#### DATA PROVIDED:
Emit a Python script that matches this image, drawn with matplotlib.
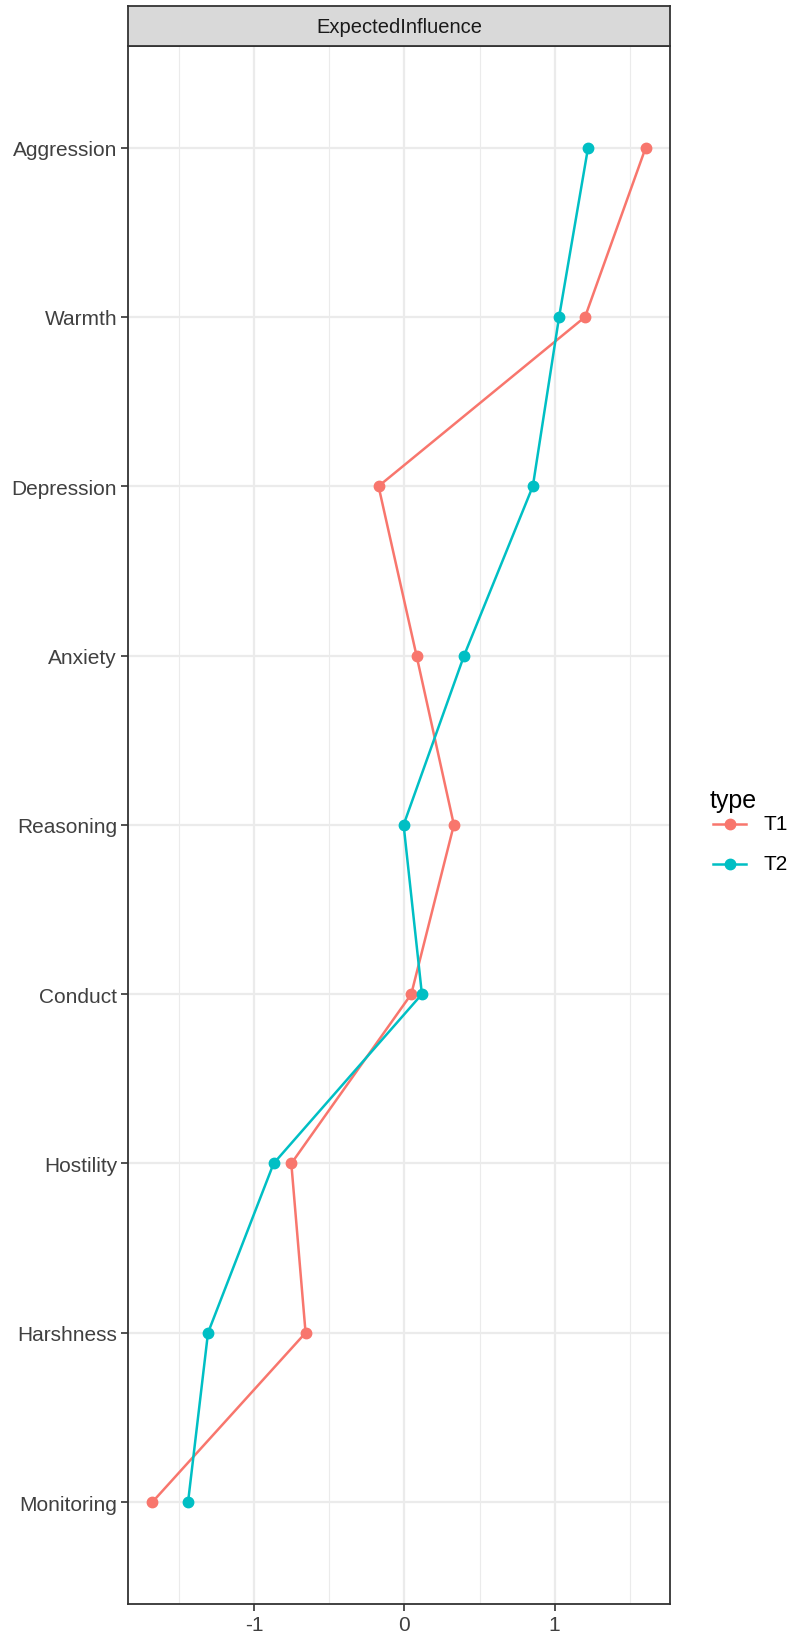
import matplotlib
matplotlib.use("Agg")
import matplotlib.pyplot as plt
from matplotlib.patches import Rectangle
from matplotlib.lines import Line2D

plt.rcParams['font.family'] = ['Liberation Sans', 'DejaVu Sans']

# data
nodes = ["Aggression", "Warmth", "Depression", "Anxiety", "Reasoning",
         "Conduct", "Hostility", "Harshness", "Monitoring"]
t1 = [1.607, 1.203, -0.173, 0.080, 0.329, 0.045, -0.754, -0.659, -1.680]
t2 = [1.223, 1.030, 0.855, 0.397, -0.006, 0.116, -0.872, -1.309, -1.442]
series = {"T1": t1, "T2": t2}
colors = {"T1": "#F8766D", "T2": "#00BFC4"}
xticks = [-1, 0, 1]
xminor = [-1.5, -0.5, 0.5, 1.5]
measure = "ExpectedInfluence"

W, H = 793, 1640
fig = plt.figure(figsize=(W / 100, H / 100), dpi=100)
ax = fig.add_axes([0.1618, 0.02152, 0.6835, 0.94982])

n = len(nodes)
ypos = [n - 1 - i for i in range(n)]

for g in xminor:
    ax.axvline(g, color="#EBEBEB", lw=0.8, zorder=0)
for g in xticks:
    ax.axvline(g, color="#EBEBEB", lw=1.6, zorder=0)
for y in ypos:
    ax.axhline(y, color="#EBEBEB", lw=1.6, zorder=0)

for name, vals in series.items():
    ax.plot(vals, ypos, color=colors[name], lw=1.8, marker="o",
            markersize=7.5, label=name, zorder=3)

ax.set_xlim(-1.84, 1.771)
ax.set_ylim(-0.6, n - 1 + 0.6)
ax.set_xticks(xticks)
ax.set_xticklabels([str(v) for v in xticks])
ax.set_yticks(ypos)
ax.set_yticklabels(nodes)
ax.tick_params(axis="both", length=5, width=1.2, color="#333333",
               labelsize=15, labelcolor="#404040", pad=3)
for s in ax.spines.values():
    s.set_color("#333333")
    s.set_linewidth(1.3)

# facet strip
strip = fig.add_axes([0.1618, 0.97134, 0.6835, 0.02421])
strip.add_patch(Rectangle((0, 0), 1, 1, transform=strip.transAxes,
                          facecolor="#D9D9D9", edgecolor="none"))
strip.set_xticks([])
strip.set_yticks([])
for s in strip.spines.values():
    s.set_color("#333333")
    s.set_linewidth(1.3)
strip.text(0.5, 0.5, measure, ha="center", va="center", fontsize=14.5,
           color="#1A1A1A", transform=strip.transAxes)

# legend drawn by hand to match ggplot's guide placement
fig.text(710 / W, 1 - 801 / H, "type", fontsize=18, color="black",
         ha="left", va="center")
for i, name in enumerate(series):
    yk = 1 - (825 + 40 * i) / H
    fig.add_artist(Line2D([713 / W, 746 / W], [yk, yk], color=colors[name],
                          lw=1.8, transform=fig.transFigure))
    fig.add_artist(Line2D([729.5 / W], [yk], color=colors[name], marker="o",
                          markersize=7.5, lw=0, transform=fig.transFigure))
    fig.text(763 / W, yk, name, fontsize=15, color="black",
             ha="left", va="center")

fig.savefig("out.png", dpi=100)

#### PROBLEM TO SOLVE:
Every line of the material is to be quoted exactly, with no pictures carried over.

#### RESPONSE:
Emit a Python script that matches this image, drawn with matplotlib.
import matplotlib
matplotlib.use("Agg")
import matplotlib.pyplot as plt
from matplotlib.patches import Rectangle
from matplotlib.lines import Line2D

plt.rcParams['font.family'] = ['Liberation Sans', 'DejaVu Sans']

# data
nodes = ["Aggression", "Warmth", "Depression", "Anxiety", "Reasoning",
         "Conduct", "Hostility", "Harshness", "Monitoring"]
t1 = [1.607, 1.203, -0.173, 0.080, 0.329, 0.045, -0.754, -0.659, -1.680]
t2 = [1.223, 1.030, 0.855, 0.397, -0.006, 0.116, -0.872, -1.309, -1.442]
series = {"T1": t1, "T2": t2}
colors = {"T1": "#F8766D", "T2": "#00BFC4"}
xticks = [-1, 0, 1]
xminor = [-1.5, -0.5, 0.5, 1.5]
measure = "ExpectedInfluence"

W, H = 793, 1640
fig = plt.figure(figsize=(W / 100, H / 100), dpi=100)
ax = fig.add_axes([0.1618, 0.02152, 0.6835, 0.94982])

n = len(nodes)
ypos = [n - 1 - i for i in range(n)]

for g in xminor:
    ax.axvline(g, color="#EBEBEB", lw=0.8, zorder=0)
for g in xticks:
    ax.axvline(g, color="#EBEBEB", lw=1.6, zorder=0)
for y in ypos:
    ax.axhline(y, color="#EBEBEB", lw=1.6, zorder=0)

for name, vals in series.items():
    ax.plot(vals, ypos, color=colors[name], lw=1.8, marker="o",
            markersize=7.5, label=name, zorder=3)

ax.set_xlim(-1.84, 1.771)
ax.set_ylim(-0.6, n - 1 + 0.6)
ax.set_xticks(xticks)
ax.set_xticklabels([str(v) for v in xticks])
ax.set_yticks(ypos)
ax.set_yticklabels(nodes)
ax.tick_params(axis="both", length=5, width=1.2, color="#333333",
               labelsize=15, labelcolor="#404040", pad=3)
for s in ax.spines.values():
    s.set_color("#333333")
    s.set_linewidth(1.3)

# facet strip
strip = fig.add_axes([0.1618, 0.97134, 0.6835, 0.02421])
strip.add_patch(Rectangle((0, 0), 1, 1, transform=strip.transAxes,
                          facecolor="#D9D9D9", edgecolor="none"))
strip.set_xticks([])
strip.set_yticks([])
for s in strip.spines.values():
    s.set_color("#333333")
    s.set_linewidth(1.3)
strip.text(0.5, 0.5, measure, ha="center", va="center", fontsize=14.5,
           color="#1A1A1A", transform=strip.transAxes)

# legend drawn by hand to match ggplot's guide placement
fig.text(710 / W, 1 - 801 / H, "type", fontsize=18, color="black",
         ha="left", va="center")
for i, name in enumerate(series):
    yk = 1 - (825 + 40 * i) / H
    fig.add_artist(Line2D([713 / W, 746 / W], [yk, yk], color=colors[name],
                          lw=1.8, transform=fig.transFigure))
    fig.add_artist(Line2D([729.5 / W], [yk], color=colors[name], marker="o",
                          markersize=7.5, lw=0, transform=fig.transFigure))
    fig.text(763 / W, yk, name, fontsize=15, color="black",
             ha="left", va="center")

fig.savefig("out.png", dpi=100)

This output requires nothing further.